# [Aim of the exercise]
Reproduce the data exactly and drop any pictures it holds.

# [Data block]
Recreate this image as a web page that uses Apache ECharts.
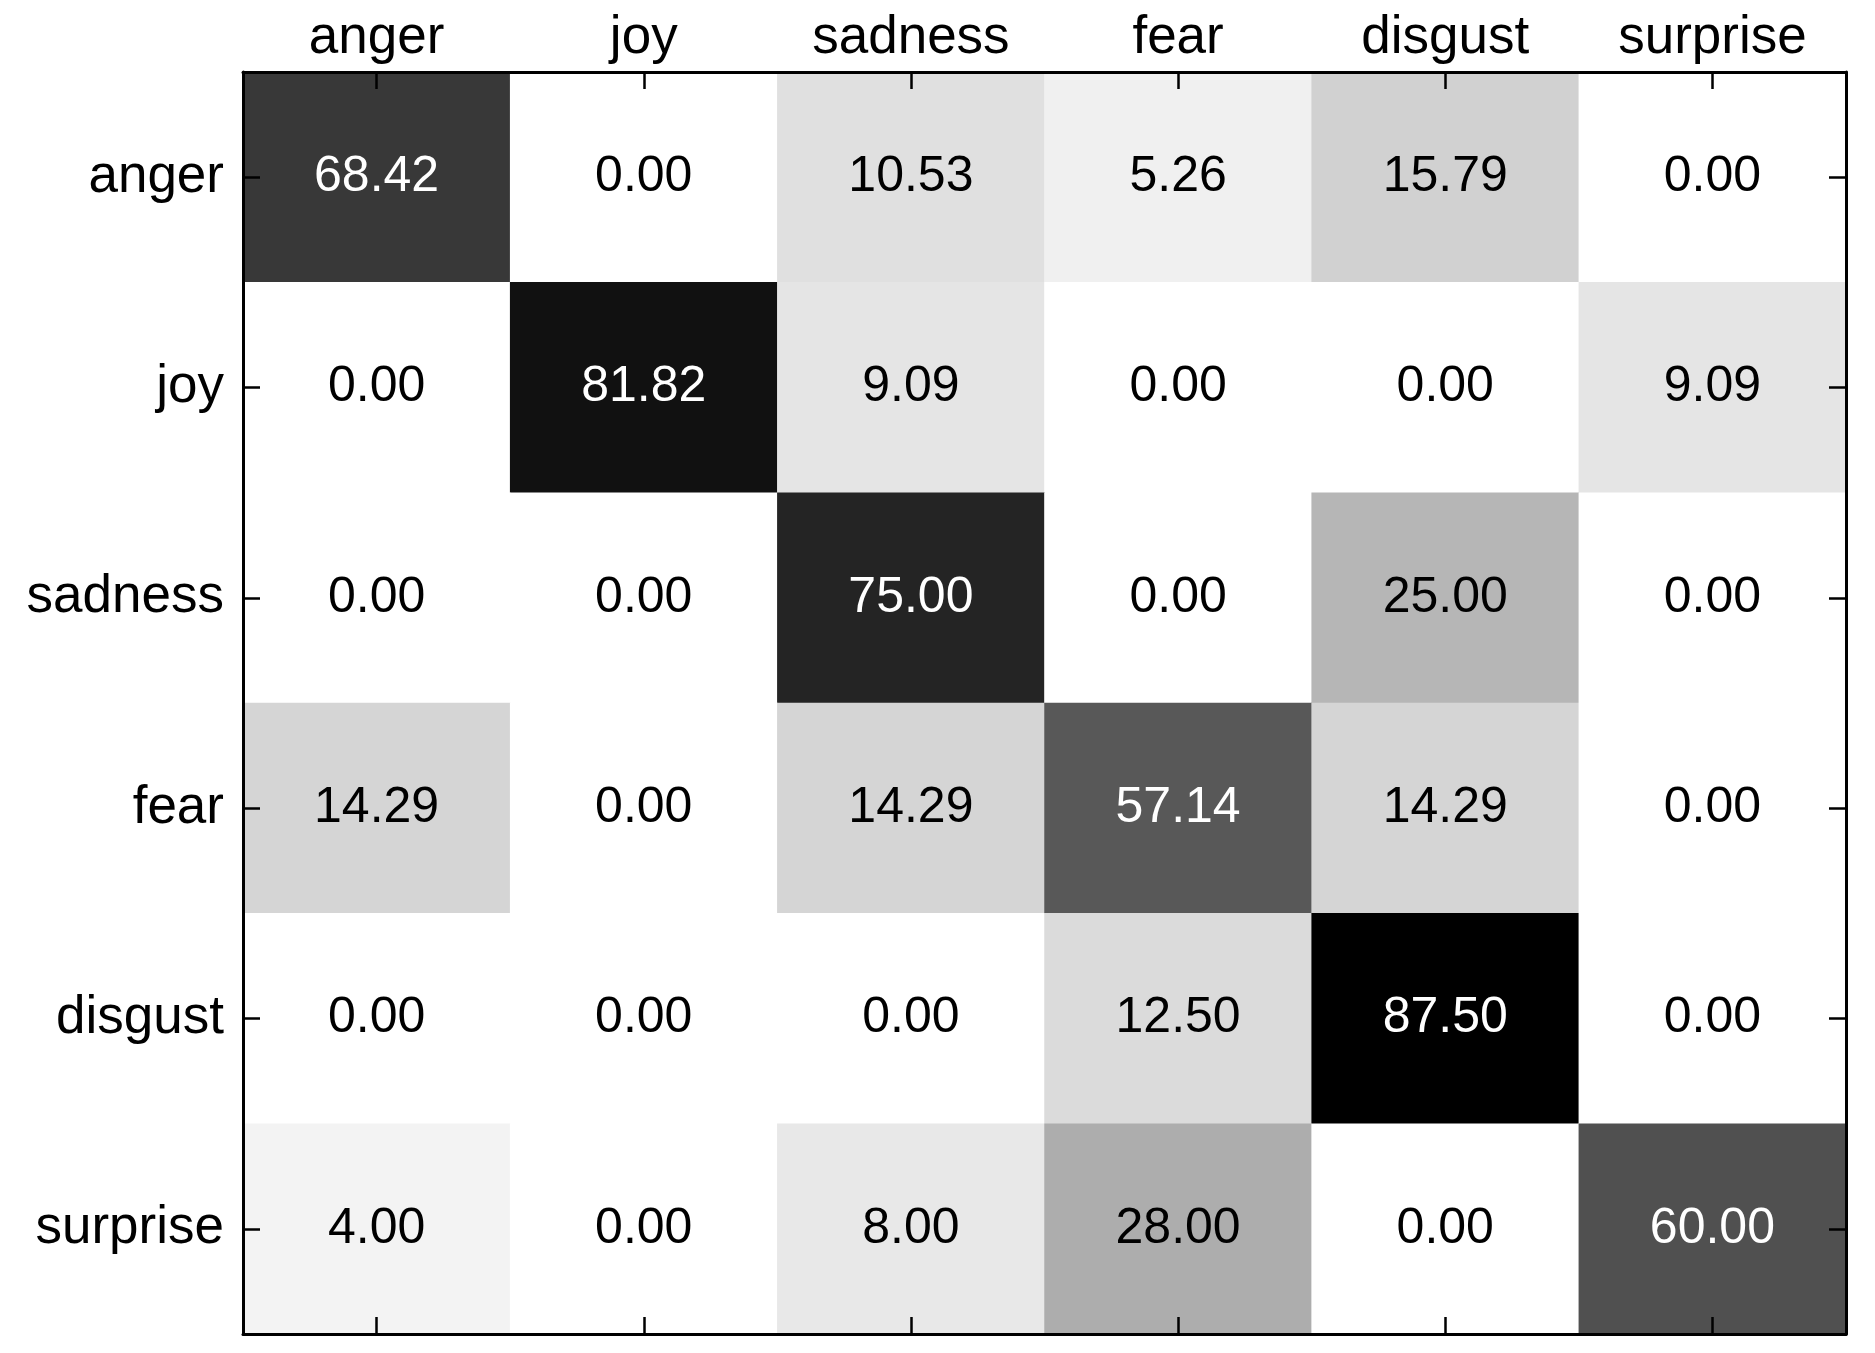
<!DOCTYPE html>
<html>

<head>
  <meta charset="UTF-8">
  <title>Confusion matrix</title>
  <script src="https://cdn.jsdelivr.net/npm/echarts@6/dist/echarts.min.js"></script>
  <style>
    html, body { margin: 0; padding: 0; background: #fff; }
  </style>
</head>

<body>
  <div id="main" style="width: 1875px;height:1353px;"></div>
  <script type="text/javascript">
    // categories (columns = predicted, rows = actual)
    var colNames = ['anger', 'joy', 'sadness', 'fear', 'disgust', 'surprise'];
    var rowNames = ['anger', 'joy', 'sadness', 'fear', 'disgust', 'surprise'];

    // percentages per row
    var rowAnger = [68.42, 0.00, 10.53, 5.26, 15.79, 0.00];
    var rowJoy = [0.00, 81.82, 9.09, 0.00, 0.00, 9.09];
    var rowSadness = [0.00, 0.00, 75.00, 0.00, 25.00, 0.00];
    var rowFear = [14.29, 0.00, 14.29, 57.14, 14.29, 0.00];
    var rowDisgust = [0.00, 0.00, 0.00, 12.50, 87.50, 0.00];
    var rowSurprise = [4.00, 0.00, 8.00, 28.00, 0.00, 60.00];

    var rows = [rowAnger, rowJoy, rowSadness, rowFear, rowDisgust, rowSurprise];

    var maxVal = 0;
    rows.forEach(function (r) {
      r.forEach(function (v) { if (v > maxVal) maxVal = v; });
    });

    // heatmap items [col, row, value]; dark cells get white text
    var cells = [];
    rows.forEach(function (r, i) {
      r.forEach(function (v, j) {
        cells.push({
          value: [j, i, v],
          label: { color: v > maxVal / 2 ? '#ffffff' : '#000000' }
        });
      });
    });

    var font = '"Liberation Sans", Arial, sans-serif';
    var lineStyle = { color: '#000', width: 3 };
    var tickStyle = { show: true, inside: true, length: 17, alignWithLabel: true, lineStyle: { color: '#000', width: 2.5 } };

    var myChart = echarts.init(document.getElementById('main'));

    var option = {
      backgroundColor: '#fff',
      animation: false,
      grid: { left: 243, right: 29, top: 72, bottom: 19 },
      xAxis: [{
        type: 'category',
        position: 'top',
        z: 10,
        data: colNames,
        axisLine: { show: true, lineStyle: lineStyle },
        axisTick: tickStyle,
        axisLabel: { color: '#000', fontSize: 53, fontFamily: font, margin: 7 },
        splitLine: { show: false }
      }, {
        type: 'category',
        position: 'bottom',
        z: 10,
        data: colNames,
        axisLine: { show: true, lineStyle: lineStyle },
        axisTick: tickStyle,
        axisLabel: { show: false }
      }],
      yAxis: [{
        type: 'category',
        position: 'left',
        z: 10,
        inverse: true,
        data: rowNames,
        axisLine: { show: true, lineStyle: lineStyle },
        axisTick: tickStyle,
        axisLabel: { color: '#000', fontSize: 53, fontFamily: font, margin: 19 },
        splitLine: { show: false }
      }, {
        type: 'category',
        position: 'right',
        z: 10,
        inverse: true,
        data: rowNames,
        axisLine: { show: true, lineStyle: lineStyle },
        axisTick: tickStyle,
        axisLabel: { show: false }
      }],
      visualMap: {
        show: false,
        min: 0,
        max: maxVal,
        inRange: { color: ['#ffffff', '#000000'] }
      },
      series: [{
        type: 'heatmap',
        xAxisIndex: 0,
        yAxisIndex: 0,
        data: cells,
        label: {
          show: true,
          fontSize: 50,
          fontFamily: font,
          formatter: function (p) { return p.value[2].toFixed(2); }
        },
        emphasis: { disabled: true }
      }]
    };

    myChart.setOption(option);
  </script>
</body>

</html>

# [Written answer]
Recreate this image as a web page that uses Apache ECharts.
<!DOCTYPE html>
<html>

<head>
  <meta charset="UTF-8">
  <title>Confusion matrix</title>
  <script src="https://cdn.jsdelivr.net/npm/echarts@6/dist/echarts.min.js"></script>
  <style>
    html, body { margin: 0; padding: 0; background: #fff; }
  </style>
</head>

<body>
  <div id="main" style="width: 1875px;height:1353px;"></div>
  <script type="text/javascript">
    // categories (columns = predicted, rows = actual)
    var colNames = ['anger', 'joy', 'sadness', 'fear', 'disgust', 'surprise'];
    var rowNames = ['anger', 'joy', 'sadness', 'fear', 'disgust', 'surprise'];

    // percentages per row
    var rowAnger = [68.42, 0.00, 10.53, 5.26, 15.79, 0.00];
    var rowJoy = [0.00, 81.82, 9.09, 0.00, 0.00, 9.09];
    var rowSadness = [0.00, 0.00, 75.00, 0.00, 25.00, 0.00];
    var rowFear = [14.29, 0.00, 14.29, 57.14, 14.29, 0.00];
    var rowDisgust = [0.00, 0.00, 0.00, 12.50, 87.50, 0.00];
    var rowSurprise = [4.00, 0.00, 8.00, 28.00, 0.00, 60.00];

    var rows = [rowAnger, rowJoy, rowSadness, rowFear, rowDisgust, rowSurprise];

    var maxVal = 0;
    rows.forEach(function (r) {
      r.forEach(function (v) { if (v > maxVal) maxVal = v; });
    });

    // heatmap items [col, row, value]; dark cells get white text
    var cells = [];
    rows.forEach(function (r, i) {
      r.forEach(function (v, j) {
        cells.push({
          value: [j, i, v],
          label: { color: v > maxVal / 2 ? '#ffffff' : '#000000' }
        });
      });
    });

    var font = '"Liberation Sans", Arial, sans-serif';
    var lineStyle = { color: '#000', width: 3 };
    var tickStyle = { show: true, inside: true, length: 17, alignWithLabel: true, lineStyle: { color: '#000', width: 2.5 } };

    var myChart = echarts.init(document.getElementById('main'));

    var option = {
      backgroundColor: '#fff',
      animation: false,
      grid: { left: 243, right: 29, top: 72, bottom: 19 },
      xAxis: [{
        type: 'category',
        position: 'top',
        z: 10,
        data: colNames,
        axisLine: { show: true, lineStyle: lineStyle },
        axisTick: tickStyle,
        axisLabel: { color: '#000', fontSize: 53, fontFamily: font, margin: 7 },
        splitLine: { show: false }
      }, {
        type: 'category',
        position: 'bottom',
        z: 10,
        data: colNames,
        axisLine: { show: true, lineStyle: lineStyle },
        axisTick: tickStyle,
        axisLabel: { show: false }
      }],
      yAxis: [{
        type: 'category',
        position: 'left',
        z: 10,
        inverse: true,
        data: rowNames,
        axisLine: { show: true, lineStyle: lineStyle },
        axisTick: tickStyle,
        axisLabel: { color: '#000', fontSize: 53, fontFamily: font, margin: 19 },
        splitLine: { show: false }
      }, {
        type: 'category',
        position: 'right',
        z: 10,
        inverse: true,
        data: rowNames,
        axisLine: { show: true, lineStyle: lineStyle },
        axisTick: tickStyle,
        axisLabel: { show: false }
      }],
      visualMap: {
        show: false,
        min: 0,
        max: maxVal,
        inRange: { color: ['#ffffff', '#000000'] }
      },
      series: [{
        type: 'heatmap',
        xAxisIndex: 0,
        yAxisIndex: 0,
        data: cells,
        label: {
          show: true,
          fontSize: 50,
          fontFamily: font,
          formatter: function (p) { return p.value[2].toFixed(2); }
        },
        emphasis: { disabled: true }
      }]
    };

    myChart.setOption(option);
  </script>
</body>

</html>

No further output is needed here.